Reproduce the lines exactly, beginning with the line that has "Give me the" and ending with the line that has "import seaborn as sns". Images are left out.
----
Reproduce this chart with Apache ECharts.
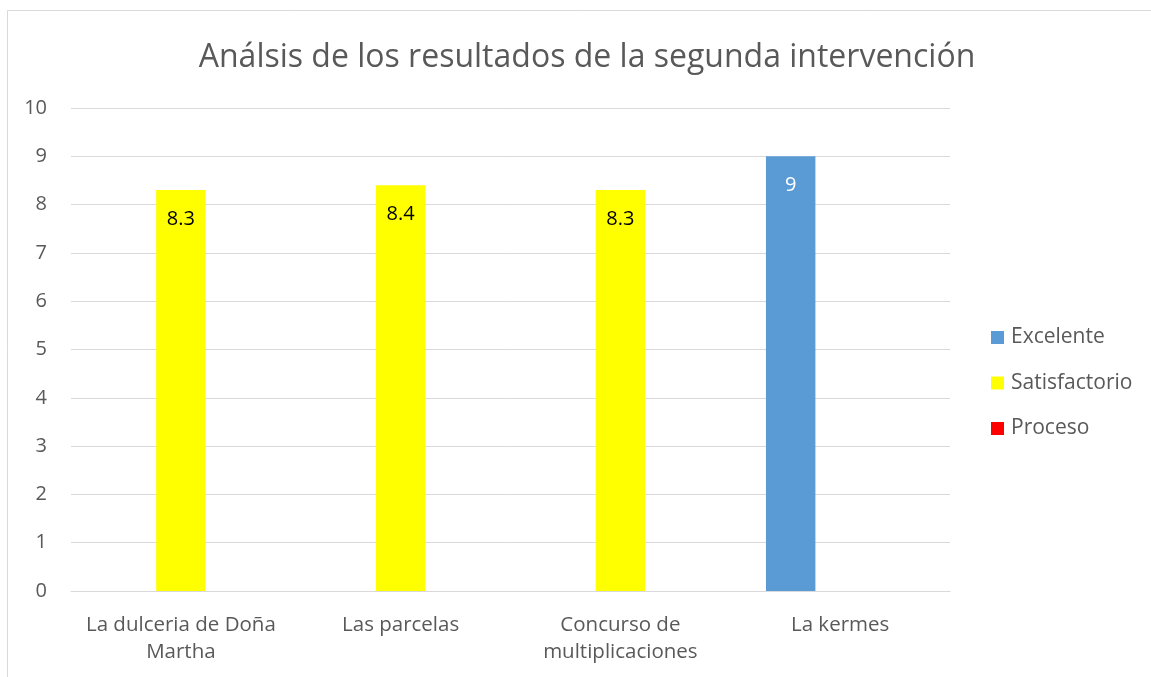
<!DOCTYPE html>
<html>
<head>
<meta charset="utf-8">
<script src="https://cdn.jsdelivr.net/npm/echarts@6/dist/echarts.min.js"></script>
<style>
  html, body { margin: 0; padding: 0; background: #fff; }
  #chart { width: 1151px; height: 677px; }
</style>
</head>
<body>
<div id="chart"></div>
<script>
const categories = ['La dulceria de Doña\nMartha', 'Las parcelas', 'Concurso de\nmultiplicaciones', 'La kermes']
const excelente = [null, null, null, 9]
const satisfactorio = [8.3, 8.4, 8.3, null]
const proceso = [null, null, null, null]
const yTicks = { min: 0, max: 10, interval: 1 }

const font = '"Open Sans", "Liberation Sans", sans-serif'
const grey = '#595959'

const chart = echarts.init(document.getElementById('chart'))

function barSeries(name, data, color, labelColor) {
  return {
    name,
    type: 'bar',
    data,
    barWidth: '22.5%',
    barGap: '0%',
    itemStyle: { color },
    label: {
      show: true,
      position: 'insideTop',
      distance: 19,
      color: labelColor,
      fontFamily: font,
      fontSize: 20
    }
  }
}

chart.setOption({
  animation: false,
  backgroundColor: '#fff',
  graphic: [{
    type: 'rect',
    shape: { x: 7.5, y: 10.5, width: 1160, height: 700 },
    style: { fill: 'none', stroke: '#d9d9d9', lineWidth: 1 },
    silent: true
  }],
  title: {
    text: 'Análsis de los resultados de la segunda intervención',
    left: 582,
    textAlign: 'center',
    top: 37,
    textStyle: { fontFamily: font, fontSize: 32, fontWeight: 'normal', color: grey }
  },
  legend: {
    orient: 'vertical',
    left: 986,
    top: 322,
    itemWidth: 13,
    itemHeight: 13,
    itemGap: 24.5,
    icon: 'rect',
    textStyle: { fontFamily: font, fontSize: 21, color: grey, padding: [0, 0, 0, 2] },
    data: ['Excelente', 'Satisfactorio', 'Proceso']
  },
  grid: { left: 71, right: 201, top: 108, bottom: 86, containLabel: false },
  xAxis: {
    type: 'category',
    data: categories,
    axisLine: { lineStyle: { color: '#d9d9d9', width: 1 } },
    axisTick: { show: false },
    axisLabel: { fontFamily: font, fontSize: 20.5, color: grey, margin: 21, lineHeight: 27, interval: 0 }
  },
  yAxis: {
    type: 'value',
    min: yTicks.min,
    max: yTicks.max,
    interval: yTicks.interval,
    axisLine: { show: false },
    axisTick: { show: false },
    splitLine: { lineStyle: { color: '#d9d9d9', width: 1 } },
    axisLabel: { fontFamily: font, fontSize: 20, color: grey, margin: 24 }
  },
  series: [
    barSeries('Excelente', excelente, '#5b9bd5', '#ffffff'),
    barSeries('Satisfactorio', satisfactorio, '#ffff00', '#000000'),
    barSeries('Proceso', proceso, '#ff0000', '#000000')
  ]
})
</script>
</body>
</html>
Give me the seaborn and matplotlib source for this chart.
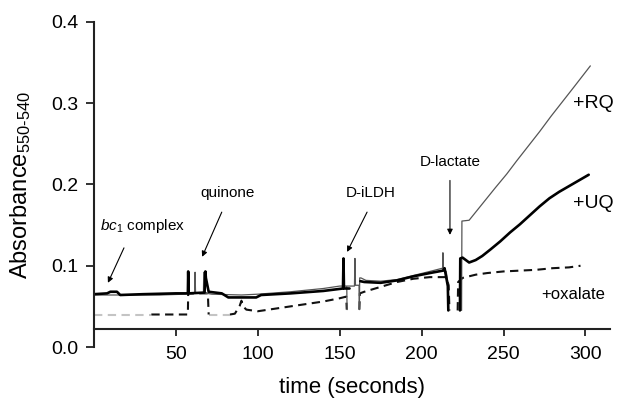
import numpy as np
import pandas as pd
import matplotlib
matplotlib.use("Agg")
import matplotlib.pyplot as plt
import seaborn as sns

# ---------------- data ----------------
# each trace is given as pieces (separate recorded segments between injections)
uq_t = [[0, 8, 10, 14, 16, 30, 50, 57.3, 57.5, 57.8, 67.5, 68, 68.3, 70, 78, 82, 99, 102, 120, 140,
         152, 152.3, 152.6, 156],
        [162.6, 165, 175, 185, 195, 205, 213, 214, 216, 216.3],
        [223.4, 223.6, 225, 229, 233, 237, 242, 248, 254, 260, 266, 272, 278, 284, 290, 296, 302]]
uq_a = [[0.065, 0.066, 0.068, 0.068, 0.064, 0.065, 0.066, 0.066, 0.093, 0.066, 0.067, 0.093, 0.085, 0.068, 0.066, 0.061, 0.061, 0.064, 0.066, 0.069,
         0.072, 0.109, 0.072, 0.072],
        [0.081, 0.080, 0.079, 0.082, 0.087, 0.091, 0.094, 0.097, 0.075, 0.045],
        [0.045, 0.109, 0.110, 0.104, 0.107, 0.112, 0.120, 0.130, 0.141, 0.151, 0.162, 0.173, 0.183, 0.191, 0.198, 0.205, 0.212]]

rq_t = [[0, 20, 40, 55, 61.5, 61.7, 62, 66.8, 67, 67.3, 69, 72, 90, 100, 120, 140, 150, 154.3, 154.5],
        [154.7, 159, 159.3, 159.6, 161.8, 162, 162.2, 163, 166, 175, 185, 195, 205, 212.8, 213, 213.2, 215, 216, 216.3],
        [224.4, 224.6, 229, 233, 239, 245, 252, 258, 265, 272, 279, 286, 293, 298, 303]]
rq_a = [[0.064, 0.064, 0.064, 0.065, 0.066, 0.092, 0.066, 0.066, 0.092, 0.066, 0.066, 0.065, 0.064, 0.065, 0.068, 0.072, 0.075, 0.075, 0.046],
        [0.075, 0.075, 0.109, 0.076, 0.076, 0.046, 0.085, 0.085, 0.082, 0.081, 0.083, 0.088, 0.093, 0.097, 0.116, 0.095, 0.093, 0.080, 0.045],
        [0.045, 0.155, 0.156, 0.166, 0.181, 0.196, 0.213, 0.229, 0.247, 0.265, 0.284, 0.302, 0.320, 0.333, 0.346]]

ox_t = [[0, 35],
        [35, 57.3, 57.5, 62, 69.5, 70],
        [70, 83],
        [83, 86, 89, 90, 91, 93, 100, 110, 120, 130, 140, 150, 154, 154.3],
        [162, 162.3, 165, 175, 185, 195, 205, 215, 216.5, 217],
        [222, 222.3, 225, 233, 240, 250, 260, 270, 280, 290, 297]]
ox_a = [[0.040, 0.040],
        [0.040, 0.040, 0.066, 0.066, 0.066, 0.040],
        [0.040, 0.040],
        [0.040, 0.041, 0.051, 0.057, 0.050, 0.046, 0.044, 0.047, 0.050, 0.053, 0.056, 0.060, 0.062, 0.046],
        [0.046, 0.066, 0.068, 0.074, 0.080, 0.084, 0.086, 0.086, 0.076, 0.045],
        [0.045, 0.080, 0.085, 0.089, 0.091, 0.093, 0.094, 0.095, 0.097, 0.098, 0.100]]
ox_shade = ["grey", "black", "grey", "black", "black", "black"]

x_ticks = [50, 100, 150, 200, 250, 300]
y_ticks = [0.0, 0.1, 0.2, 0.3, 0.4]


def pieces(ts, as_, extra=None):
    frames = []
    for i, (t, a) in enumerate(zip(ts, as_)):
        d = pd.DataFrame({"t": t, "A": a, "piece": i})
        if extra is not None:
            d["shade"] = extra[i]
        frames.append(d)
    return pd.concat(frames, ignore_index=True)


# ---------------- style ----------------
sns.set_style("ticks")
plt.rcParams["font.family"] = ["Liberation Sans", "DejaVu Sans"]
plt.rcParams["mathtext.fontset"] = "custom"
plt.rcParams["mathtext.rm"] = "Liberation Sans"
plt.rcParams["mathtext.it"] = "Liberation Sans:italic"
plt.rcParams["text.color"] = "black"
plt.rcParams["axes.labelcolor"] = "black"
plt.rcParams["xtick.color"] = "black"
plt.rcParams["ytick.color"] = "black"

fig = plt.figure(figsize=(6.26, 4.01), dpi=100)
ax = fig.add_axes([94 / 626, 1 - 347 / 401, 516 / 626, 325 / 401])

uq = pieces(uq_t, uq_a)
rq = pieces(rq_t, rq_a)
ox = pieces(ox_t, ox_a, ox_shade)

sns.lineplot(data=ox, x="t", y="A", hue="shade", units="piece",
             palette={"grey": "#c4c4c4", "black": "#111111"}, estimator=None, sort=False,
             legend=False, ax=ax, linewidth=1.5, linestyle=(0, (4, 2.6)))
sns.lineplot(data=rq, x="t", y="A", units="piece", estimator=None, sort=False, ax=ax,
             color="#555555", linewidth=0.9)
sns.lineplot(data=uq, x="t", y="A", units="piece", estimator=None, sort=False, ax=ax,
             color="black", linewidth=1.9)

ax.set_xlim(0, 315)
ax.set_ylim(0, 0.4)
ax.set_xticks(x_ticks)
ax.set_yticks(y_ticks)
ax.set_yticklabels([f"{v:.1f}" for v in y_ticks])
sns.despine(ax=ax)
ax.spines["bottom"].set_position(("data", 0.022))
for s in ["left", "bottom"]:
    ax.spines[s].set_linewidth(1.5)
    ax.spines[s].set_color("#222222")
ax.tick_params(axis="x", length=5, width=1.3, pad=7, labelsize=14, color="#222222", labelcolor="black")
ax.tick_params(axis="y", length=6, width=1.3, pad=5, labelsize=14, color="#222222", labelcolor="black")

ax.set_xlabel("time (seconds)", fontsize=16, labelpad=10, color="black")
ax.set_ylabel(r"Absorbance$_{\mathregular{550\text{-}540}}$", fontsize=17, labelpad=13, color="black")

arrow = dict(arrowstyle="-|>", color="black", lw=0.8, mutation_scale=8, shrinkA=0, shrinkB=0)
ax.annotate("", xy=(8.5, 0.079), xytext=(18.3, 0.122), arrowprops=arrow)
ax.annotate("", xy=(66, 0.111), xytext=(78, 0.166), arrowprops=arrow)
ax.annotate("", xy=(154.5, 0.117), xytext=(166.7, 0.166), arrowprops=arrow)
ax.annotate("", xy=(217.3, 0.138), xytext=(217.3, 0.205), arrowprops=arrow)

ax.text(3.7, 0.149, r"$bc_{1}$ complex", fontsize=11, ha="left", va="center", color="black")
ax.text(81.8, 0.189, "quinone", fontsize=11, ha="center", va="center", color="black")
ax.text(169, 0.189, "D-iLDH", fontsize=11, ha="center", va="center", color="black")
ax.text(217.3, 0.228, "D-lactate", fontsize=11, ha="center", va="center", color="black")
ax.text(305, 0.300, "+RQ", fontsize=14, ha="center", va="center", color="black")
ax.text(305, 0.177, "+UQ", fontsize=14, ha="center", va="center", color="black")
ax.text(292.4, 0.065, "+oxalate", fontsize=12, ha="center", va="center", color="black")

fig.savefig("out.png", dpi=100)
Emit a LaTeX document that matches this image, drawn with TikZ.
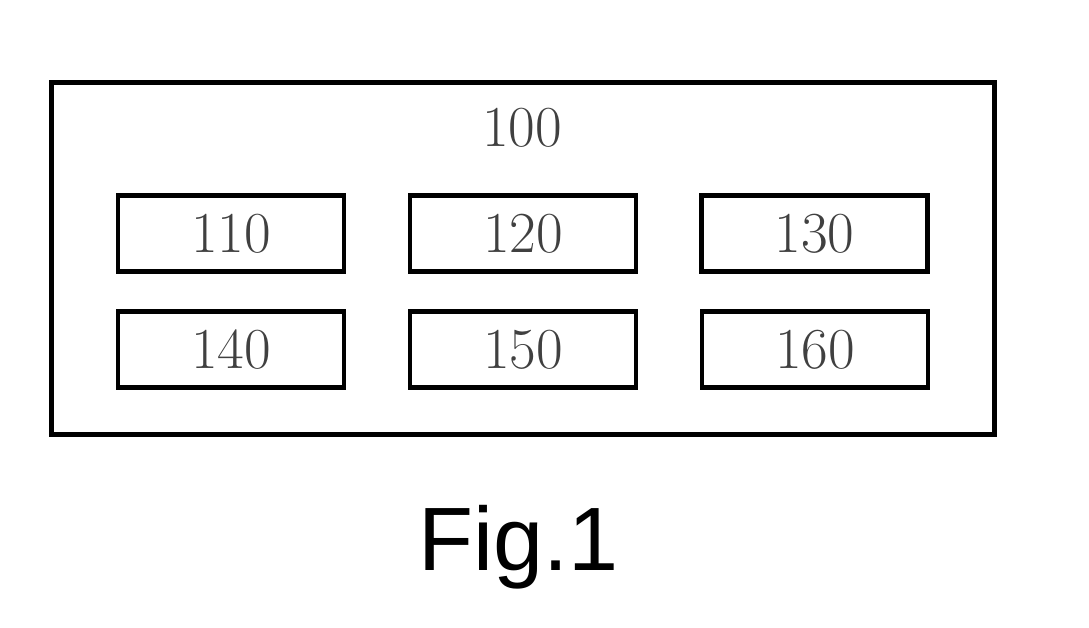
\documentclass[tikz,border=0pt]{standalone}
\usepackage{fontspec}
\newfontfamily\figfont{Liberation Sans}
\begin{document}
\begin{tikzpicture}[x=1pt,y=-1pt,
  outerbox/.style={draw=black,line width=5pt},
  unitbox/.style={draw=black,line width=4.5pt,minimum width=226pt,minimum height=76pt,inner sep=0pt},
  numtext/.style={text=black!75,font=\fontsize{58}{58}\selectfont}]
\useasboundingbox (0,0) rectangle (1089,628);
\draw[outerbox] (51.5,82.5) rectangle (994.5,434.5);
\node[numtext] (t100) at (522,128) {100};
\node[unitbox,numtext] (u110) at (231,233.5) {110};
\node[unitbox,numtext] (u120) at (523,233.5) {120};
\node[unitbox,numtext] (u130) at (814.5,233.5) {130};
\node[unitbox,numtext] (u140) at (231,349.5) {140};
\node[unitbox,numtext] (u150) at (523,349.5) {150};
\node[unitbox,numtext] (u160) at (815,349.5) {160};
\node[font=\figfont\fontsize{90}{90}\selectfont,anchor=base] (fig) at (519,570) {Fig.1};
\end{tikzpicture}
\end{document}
----
The reply —
Give me the seaborn and matplotlib source for this chart.
import numpy as np
import pandas as pd
import matplotlib
matplotlib.use("Agg")
import matplotlib.pyplot as plt
import seaborn as sns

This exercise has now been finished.